Plotting code records
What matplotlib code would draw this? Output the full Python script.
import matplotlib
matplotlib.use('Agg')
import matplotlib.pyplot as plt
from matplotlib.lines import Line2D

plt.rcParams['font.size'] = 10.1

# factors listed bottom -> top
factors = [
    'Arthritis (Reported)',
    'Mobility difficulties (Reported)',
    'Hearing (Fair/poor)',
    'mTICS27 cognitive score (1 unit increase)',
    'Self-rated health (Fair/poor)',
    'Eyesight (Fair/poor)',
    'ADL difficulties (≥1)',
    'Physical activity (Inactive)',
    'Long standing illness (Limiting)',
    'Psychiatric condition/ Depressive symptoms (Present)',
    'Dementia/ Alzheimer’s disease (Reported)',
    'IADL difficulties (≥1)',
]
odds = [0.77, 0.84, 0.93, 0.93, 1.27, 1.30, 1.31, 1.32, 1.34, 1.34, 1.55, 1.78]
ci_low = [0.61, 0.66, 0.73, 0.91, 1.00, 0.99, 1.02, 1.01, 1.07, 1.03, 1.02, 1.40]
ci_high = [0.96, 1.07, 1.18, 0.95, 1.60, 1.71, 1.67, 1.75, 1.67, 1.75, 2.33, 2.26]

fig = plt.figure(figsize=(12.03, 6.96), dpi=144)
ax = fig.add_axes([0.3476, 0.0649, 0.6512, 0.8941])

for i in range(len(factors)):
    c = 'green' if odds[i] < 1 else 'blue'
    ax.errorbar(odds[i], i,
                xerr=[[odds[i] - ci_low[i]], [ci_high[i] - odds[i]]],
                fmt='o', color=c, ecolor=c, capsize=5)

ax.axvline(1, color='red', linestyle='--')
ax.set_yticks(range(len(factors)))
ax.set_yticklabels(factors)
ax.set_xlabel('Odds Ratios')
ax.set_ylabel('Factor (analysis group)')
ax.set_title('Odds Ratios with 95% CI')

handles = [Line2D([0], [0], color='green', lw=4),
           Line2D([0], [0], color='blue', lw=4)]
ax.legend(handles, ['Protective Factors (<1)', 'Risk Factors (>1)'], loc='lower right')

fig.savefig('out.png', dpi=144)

* * *

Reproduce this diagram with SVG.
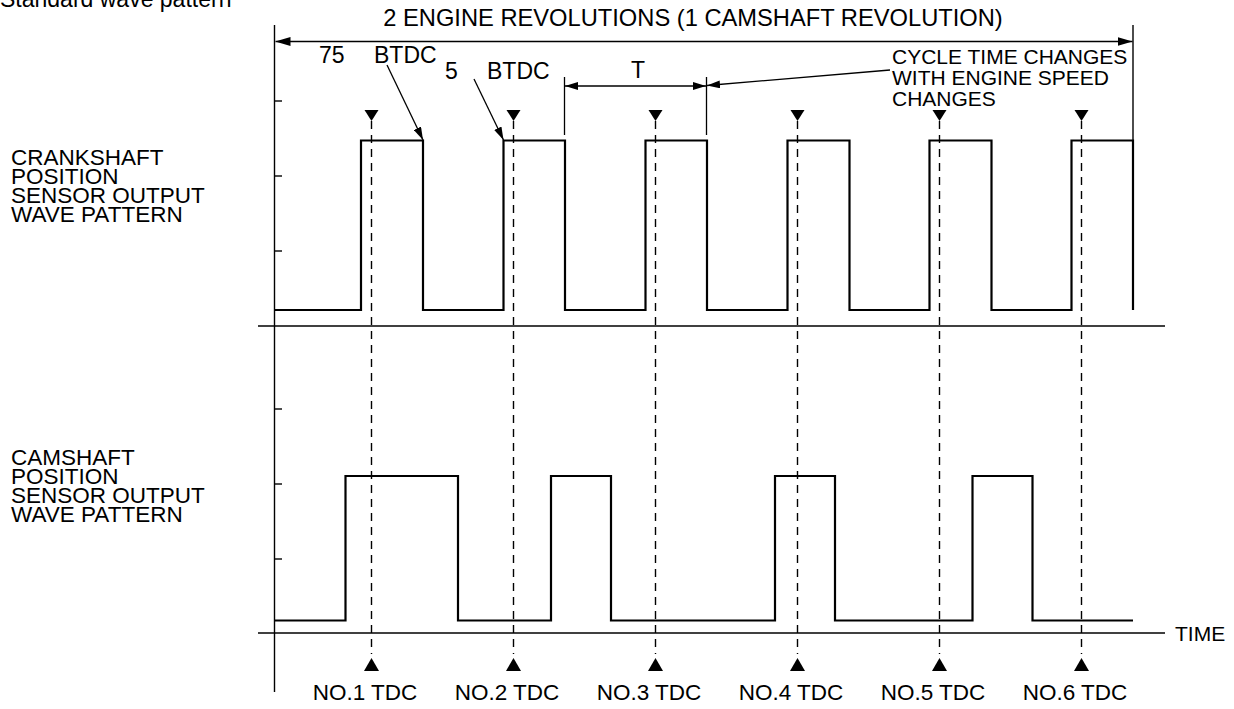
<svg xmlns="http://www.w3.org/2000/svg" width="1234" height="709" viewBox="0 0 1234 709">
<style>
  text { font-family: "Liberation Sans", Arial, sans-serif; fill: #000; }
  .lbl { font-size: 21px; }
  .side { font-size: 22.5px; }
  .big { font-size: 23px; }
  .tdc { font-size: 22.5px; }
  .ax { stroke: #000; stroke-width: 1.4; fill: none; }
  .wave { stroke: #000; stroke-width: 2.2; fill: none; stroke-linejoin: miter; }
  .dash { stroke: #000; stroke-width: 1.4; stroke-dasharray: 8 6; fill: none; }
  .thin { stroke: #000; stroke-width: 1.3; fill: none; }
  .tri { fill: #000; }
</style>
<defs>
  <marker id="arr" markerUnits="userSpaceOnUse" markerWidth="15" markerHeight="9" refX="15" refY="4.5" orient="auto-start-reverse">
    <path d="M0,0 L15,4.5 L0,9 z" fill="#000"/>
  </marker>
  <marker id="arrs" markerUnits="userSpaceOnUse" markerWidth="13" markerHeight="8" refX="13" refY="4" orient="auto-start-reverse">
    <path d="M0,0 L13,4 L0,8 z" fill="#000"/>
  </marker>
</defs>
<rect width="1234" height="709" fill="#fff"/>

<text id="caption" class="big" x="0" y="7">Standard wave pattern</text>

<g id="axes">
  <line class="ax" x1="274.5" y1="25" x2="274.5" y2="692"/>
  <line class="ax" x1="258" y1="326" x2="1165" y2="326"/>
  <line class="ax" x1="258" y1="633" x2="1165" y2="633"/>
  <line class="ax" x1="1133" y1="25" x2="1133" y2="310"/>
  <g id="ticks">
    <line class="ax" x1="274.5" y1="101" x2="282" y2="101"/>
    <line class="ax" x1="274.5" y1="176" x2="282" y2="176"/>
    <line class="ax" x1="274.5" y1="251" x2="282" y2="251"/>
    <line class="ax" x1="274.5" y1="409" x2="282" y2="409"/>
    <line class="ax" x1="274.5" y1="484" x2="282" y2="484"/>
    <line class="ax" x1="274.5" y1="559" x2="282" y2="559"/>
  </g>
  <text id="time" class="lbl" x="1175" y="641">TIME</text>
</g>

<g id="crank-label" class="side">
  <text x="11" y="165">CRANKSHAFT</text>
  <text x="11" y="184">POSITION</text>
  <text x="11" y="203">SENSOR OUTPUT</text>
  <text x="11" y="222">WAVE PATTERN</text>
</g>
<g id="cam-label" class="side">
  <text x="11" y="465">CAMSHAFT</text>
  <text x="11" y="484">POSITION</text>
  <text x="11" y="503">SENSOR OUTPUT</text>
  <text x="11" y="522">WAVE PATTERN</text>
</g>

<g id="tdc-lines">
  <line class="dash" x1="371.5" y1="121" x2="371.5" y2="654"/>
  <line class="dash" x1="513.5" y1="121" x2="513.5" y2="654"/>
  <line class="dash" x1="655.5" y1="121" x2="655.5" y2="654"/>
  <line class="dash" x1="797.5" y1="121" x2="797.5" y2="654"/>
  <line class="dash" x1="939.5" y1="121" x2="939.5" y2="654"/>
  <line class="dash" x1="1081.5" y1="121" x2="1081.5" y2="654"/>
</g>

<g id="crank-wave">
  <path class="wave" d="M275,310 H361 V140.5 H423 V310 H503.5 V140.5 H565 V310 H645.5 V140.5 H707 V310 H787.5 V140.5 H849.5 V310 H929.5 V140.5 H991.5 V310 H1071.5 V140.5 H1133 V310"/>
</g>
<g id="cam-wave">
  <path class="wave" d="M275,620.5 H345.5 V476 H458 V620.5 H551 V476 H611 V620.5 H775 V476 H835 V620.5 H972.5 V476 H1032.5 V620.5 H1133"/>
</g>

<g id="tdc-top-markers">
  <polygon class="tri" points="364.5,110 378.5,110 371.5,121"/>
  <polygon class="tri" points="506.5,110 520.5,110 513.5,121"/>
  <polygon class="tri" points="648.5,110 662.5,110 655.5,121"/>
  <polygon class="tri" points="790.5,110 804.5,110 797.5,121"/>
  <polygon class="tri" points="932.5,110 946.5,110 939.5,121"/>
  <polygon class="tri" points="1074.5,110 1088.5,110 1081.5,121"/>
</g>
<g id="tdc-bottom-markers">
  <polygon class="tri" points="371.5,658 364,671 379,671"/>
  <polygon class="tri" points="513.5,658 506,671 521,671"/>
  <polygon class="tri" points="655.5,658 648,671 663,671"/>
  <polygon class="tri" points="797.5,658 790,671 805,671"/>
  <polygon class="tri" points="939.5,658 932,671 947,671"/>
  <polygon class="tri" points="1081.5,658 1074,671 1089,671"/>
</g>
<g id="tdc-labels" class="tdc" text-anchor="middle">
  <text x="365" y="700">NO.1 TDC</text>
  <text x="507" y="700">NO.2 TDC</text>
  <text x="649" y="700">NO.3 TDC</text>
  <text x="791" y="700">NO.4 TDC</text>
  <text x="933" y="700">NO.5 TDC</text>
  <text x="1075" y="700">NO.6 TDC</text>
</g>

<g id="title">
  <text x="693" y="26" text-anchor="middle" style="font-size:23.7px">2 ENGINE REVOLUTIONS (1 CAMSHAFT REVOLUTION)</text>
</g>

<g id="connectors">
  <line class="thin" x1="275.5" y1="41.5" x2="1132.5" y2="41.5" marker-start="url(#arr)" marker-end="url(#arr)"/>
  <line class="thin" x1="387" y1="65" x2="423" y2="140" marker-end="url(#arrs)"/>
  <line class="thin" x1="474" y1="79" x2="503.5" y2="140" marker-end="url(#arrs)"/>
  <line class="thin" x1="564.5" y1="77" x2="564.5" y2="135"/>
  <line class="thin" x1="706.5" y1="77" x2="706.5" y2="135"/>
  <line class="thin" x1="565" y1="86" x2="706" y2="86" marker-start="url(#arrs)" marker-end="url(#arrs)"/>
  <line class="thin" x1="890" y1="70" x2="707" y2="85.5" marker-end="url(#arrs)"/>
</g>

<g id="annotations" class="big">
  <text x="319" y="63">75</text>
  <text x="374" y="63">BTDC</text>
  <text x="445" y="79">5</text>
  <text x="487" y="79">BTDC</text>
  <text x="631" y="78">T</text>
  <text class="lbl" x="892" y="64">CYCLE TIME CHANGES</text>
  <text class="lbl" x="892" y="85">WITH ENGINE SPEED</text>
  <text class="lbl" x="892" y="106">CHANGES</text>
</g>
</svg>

--

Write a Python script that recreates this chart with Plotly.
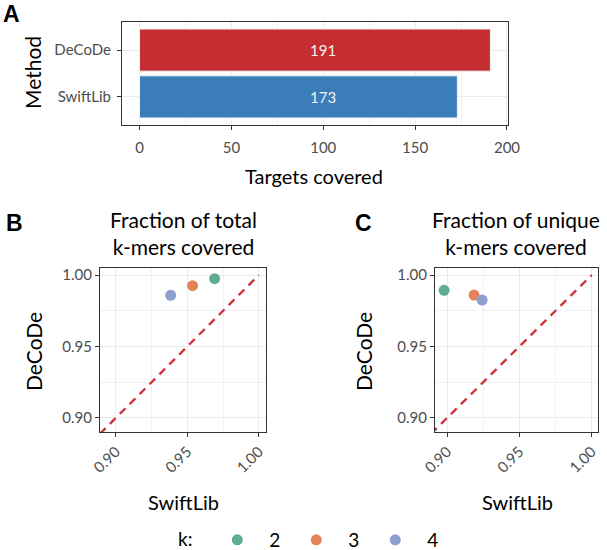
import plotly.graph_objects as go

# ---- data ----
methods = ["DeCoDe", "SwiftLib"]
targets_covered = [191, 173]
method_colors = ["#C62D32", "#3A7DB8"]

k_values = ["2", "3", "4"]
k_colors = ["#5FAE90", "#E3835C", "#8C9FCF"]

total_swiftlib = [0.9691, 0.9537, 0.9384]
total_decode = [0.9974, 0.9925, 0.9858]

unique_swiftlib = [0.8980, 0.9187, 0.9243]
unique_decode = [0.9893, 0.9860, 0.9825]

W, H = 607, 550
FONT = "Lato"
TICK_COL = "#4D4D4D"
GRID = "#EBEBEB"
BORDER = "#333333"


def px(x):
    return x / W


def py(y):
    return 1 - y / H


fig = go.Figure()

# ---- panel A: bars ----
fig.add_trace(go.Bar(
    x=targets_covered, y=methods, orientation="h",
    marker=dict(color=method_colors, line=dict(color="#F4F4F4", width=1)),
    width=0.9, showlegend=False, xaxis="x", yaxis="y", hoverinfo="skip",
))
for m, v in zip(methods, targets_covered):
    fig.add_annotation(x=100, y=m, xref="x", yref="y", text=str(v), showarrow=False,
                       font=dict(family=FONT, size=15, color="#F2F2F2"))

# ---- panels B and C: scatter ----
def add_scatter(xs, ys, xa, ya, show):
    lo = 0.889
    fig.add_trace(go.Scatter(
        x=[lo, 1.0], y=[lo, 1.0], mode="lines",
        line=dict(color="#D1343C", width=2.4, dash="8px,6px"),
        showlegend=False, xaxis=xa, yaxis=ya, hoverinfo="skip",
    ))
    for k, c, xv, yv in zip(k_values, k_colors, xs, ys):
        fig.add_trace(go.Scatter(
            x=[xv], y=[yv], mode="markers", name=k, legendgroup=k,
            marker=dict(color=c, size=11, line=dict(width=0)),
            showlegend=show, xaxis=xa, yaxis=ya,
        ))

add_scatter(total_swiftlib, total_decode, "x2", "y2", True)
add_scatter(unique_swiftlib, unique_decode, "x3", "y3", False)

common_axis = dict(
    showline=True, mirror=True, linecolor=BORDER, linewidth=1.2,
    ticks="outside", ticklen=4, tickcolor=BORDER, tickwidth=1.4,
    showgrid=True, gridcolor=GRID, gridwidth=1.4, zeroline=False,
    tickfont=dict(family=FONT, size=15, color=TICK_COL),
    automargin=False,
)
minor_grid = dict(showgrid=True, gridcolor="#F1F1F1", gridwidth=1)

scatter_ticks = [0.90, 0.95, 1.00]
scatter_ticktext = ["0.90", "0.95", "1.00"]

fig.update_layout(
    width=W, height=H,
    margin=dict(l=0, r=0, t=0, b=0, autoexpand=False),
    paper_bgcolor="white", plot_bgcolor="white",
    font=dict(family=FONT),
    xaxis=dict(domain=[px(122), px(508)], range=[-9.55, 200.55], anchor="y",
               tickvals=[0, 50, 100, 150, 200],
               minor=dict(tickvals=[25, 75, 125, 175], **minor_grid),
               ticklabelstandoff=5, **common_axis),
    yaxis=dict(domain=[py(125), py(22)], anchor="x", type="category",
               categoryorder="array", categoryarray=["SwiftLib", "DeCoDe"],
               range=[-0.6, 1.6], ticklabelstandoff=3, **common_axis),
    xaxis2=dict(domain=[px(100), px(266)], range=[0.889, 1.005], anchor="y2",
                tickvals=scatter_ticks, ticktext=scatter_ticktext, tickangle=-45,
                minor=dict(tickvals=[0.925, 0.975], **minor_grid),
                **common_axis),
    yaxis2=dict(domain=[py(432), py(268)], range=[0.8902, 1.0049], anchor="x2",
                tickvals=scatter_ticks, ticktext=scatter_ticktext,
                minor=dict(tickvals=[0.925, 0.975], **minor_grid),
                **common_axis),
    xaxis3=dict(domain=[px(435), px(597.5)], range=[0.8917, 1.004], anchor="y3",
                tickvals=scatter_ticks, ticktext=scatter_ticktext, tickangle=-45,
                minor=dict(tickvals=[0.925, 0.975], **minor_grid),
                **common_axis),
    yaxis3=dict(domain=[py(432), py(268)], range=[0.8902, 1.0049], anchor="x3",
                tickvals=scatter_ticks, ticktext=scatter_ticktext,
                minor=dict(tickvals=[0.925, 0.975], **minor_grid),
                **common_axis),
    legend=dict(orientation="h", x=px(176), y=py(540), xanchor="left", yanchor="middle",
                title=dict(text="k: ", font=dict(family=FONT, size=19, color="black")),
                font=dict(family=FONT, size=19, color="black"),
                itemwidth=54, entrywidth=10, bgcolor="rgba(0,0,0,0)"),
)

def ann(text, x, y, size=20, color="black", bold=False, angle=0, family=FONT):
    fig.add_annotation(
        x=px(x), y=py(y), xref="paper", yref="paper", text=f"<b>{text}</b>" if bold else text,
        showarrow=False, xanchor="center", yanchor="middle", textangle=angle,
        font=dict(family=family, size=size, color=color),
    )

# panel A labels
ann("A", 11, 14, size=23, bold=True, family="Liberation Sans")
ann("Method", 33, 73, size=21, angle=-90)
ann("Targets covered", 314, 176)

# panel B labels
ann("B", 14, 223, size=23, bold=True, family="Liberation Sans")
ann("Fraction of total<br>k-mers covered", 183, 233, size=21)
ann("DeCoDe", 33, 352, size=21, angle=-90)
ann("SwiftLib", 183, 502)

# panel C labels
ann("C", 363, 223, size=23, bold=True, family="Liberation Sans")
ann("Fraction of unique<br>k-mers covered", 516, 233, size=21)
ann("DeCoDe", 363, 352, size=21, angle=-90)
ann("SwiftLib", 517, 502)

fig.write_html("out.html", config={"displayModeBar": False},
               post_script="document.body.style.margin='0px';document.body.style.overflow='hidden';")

### Exercise details
Taking the lines above, repeat exactly those from the line that contains "What matplotlib code" through the line that contains "plt.rcParams['font.size'] = 10.1", and both of those lines as well. Include nothing else.

### Response to this exercise
What matplotlib code would draw this? Output the full Python script.
import matplotlib
matplotlib.use('Agg')
import matplotlib.pyplot as plt
from matplotlib.lines import Line2D

plt.rcParams['font.size'] = 10.1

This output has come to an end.